Parallelen zu einem westdeutschen Täter

Er beläßt es nicht bei Tieren. Die ersten beiden Kinder, Mario L. und Henry S. – beide 9 Jahre alt – verschwinden am 31. Mai 1969 in Eberswalde spurlos. Erst am 13. Juni 1969 finden zwei Forstarbeiter ihre Leichen im Wald; rund fünf Kilometer von ihren Elternhäusern entfernt. Monatelang fahndet die Kripo nach dem sogenannten Eberswalder 

Knabenmörder. Selbst die Staatssicherheit ermittelt – erfolglos. Die Kripo bittet den berühmten Psychiater Szewzczyk, sich die Akten anzuschauen. Er kommt zum Schluß, daß es sich um einen noch „ziemlich jungen homophilen Sadisten“ handeln kann. Die männliche Person lebe „vermutlich in geordneten, mit hoher Wahrscheinlichkeit nicht asozialen Verhältnissen“. Und Szewzcyk warnt: „Der Sadismus als sexuelle Perversion ist nicht heilbar, eine Rückfallgefahr ist immer vorhanden.”

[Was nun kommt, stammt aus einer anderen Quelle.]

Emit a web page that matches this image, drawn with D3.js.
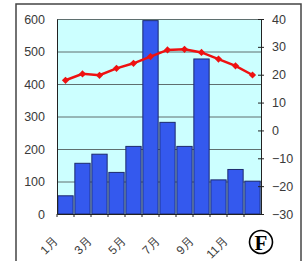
<!DOCTYPE html>
<html><head><meta charset="utf-8">
<script src="https://cdn.jsdelivr.net/npm/d3@7"></script>
<style>body{margin:0;background:#fff;}svg{display:block;font-family:"Liberation Sans",Arial,sans-serif;}</style>
</head><body>
<svg id="c" width="307" height="261"></svg>
<script>
const months = ["1月","2月","3月","4月","5月","6月","7月","8月","9月","10月","11月","12月"];
const precip = [56, 156, 184, 128, 208, 595, 282, 208, 477, 105, 137, 101];
const temp = [18.0, 20.3, 19.8, 22.3, 24.1, 26.5, 28.9, 29.1, 28.0, 25.6, 23.2, 19.9];
const leftTicks = [0, 100, 200, 300, 400, 500, 600];
const rightTicks = [-30, -20, -10, 0, 10, 20, 30, 40];
const xLabels = ["1月","3月","5月","7月","9月","11月"];

const svg = d3.select("#c");
const L = 57, R = 261, T = 19, B = 214;

// outer frame
svg.append("rect").attr("x",16).attr("y",4).attr("width",285).attr("height",270)
  .attr("fill","#fff").attr("stroke","#444").attr("stroke-width",1.5);

const x = d3.scaleBand().domain(months).range([L, R]).paddingInner(0.1).paddingOuter(0.05);
const yL = d3.scaleLinear().domain([0, 600]).range([B, T]);
const yR = d3.scaleLinear().domain([-30, 40]).range([B, T]);

// plot background
svg.append("rect").attr("x",L).attr("y",T).attr("width",R-L).attr("height",B-T).attr("fill","#ccffff");

// gridlines
svg.append("g").selectAll("line").data(leftTicks.filter(d=>d>0)).join("line")
  .attr("x1",L).attr("x2",R).attr("y1",d=>yL(d)+0.5).attr("y2",d=>yL(d)+0.5)
  .attr("stroke","#5f6f6f").attr("stroke-width",1);

// bars
svg.append("g").selectAll("rect").data(precip).join("rect")
  .attr("x",(d,i)=>x(months[i])).attr("width",x.bandwidth())
  .attr("y",d=>yL(d)).attr("height",d=>B-yL(d))
  .attr("fill","#3459ee").attr("stroke","#1c2a6e").attr("stroke-width",1);

// axes
const axL = d3.axisLeft(yL).tickValues(leftTicks).tickSize(0).tickPadding(12).tickFormat(d3.format("d"));
const gL = svg.append("g").attr("transform",`translate(${L},0)`).call(axL);
gL.select(".domain").attr("stroke","#222");
gL.selectAll("text").attr("font-size","12.5px").attr("fill","#3a3a3a").attr("font-family","Liberation Sans, Arial, sans-serif");

const axR = d3.axisRight(yR).tickValues(rightTicks).tickSize(3).tickPadding(8)
  .tickFormat(d=> d<0 ? "\u2212"+Math.abs(d) : String(d));
const gR = svg.append("g").attr("transform",`translate(${R},0)`).call(axR);
gR.select(".domain").attr("stroke","#222");
gR.selectAll(".tick line").attr("x1",-3).attr("x2",3).attr("stroke","#222");
gR.selectAll("text").attr("font-size","12.5px").attr("fill","#3a3a3a").attr("font-family","Liberation Sans, Arial, sans-serif");

const axB = d3.axisBottom(x).tickSize(0).tickFormat(()=> "");
const gB = svg.append("g").attr("transform",`translate(0,${B})`).call(axB);
gB.select(".domain").attr("stroke","#222");
svg.append("g").selectAll("line").data(months).join("line")
  .attr("x1",d=>x(d)-x.step()*x.paddingInner()/2).attr("x2",d=>x(d)-x.step()*x.paddingInner()/2)
  .attr("y1",B).attr("y2",B+3).attr("stroke","#222");

// x labels
svg.append("g").selectAll("text").data(xLabels).join("text")
  .attr("transform",d=>`translate(${x(d)+x.bandwidth()/2-7},${B+28}) rotate(-45)`)
  .attr("text-anchor","end").attr("font-size","12px").attr("fill","#3a3a3a")
  .text(d=>d);

// temperature line
const line = d3.line().x((d,i)=>x(months[i])+x.bandwidth()/2).y(d=>yR(d));
svg.append("path").datum(temp).attr("d",line).attr("fill","none")
  .attr("stroke","#ee1111").attr("stroke-width",2.5);
svg.append("g").selectAll("path").data(temp).join("path")
  .attr("d",d3.symbol(d3.symbolSquare, 26)())
  .attr("transform",(d,i)=>`translate(${x(months[i])+x.bandwidth()/2},${yR(d)}) rotate(45)`)
  .attr("fill","#ee1111");

// circled F
svg.append("circle").attr("cx",261).attr("cy",242).attr("r",11.5).attr("fill","none")
  .attr("stroke","#000").attr("stroke-width",1.6);
svg.append("text").attr("x",261).attr("y",249.5).attr("text-anchor","middle")
  .attr("font-family","Liberation Serif, DejaVu Serif, serif").attr("font-weight","bold")
  .attr("font-size","21px").attr("fill","#000").text("F");
</script>
</body></html>
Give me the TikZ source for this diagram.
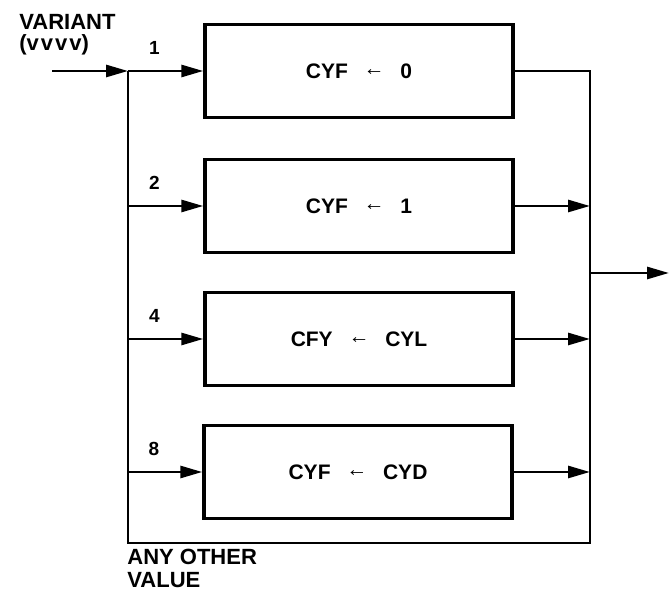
\documentclass[tikz,border=0pt]{standalone}
\usepackage{fontspec}
\setmainfont{Liberation Sans}
\usetikzlibrary{arrows.meta}
\newcommand{\cyGets}{\hspace{0.75em}\raisebox{0.12em}{←}\hspace{0.75em}}
\begin{document}
\begin{tikzpicture}[
    x=0.5pt,y=-0.5pt,
    cyBox/.style={rectangle,draw=black,line width=1.7pt,minimum width=154pt,minimum height=46.5pt,inner sep=0pt,font=\bfseries\fontsize{10.5}{12}\selectfont},
    cyLine/.style={line width=1.4pt},
    cyArr/.style={line width=1.4pt,-{Triangle[length=11pt,width=6pt]}},
    cyLabel/.style={font=\bfseries\fontsize{9.5}{11}\selectfont},
    cyText/.style={font=\bfseries\fontsize{11}{13}\selectfont,anchor=west,inner sep=0pt},
]
\useasboundingbox (0,0) rectangle (670,603);
\node[cyBox] (cyA) at (359,71) {CYF\cyGets 0};
\node[cyBox] (cyB) at (359,206) {CYF\cyGets 1};
\node[cyBox] (cyC) at (359,339) {CFY\cyGets CYL};
\node[cyBox] (cyD) at (358,472) {CYF\cyGets CYD};
% input side
\coordinate (inStart) at (52,71);
\coordinate (busTop) at (128,71);
\coordinate (busB) at (128,206);
\coordinate (busC) at (128,339);
\coordinate (busD) at (128,472);
\coordinate (busBot) at (128,543);
% output side
\coordinate (outTop) at (590,71);
\coordinate (outB) at (590,206);
\coordinate (outC) at (590,339);
\coordinate (outD) at (590,472);
\coordinate (outJ) at (590,273);
\coordinate (outBot) at (590,543);
\coordinate (outEnd) at (669,273);
\draw[cyArr] (inStart) -- (busTop);
\draw[cyArr] (busTop) -- (cyA.west) node[pos=0.35,above=4pt,cyLabel] {1};
\draw[cyArr] (busB) -- (cyB.west) node[pos=0.35,above=4pt,cyLabel] {2};
\draw[cyArr] (busC) -- (cyC.west) node[pos=0.35,above=4pt,cyLabel] {4};
\draw[cyArr] (busD) -- (cyD.west) node[pos=0.35,above=4pt,cyLabel] {8};
\draw[cyLine] (busTop) -- (busBot) -- (outBot) -- (outTop) -- (cyA.east);
\draw[cyArr] (cyB.east) -- (outB);
\draw[cyArr] (cyC.east) -- (outC);
\draw[cyArr] (cyD.east) -- (outD);
\draw[cyArr] (outJ) -- (outEnd);
\node[cyText] (varName) at (19,22) {VARIANT};
\node[cyText] (varCode) at (19,45) {(v\hspace{1pt}v\hspace{1pt}v\hspace{1pt}v)};
\node[cyText] (otherA) at (127,557) {ANY OTHER};
\node[cyText] (otherB) at (127,580) {VALUE};
\end{tikzpicture}
\end{document}
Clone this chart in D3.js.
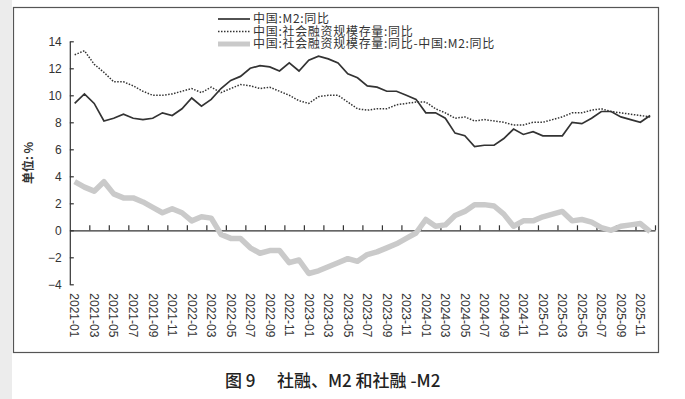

Er behält recht: Am 9. Oktober 1971 ersticht Hagedorn den 12jährigen Ronald W. Einen Tag später entdeckt die Polizei die Leiche des Kindes. Wieder schaltet die Kripo Szewzcyk ein. Das Opfer selbst, Örtlichkeit, Auffindesituation und Verletzungsmuster weisen Übereinstimmungen zu den Kindermorden vor zwei Jahren auf. Aber da ist noch etwas: eine Parallelität zum Fall des westdeutschen Kirmesmörders Jürgen Bartsch. Der pädosexuelle Sadist, ebenfalls Anfang 20, hatte zwischen 1962 und 1966 vier Jungs erstochen, mehrere überfallen. 1967 wird er in einem international Aufsehen erregenden Prozeß vom Landgericht Wuppertal zu einer lebenslangen Haftstrafe verurteilt. Der Bundesgerichtshof hebt das Urteil auf, der Metzgergeselle wird zu zehn Jahren Jugendstrafe und anschließender Einweisung in die Psychiatrie verurteilt.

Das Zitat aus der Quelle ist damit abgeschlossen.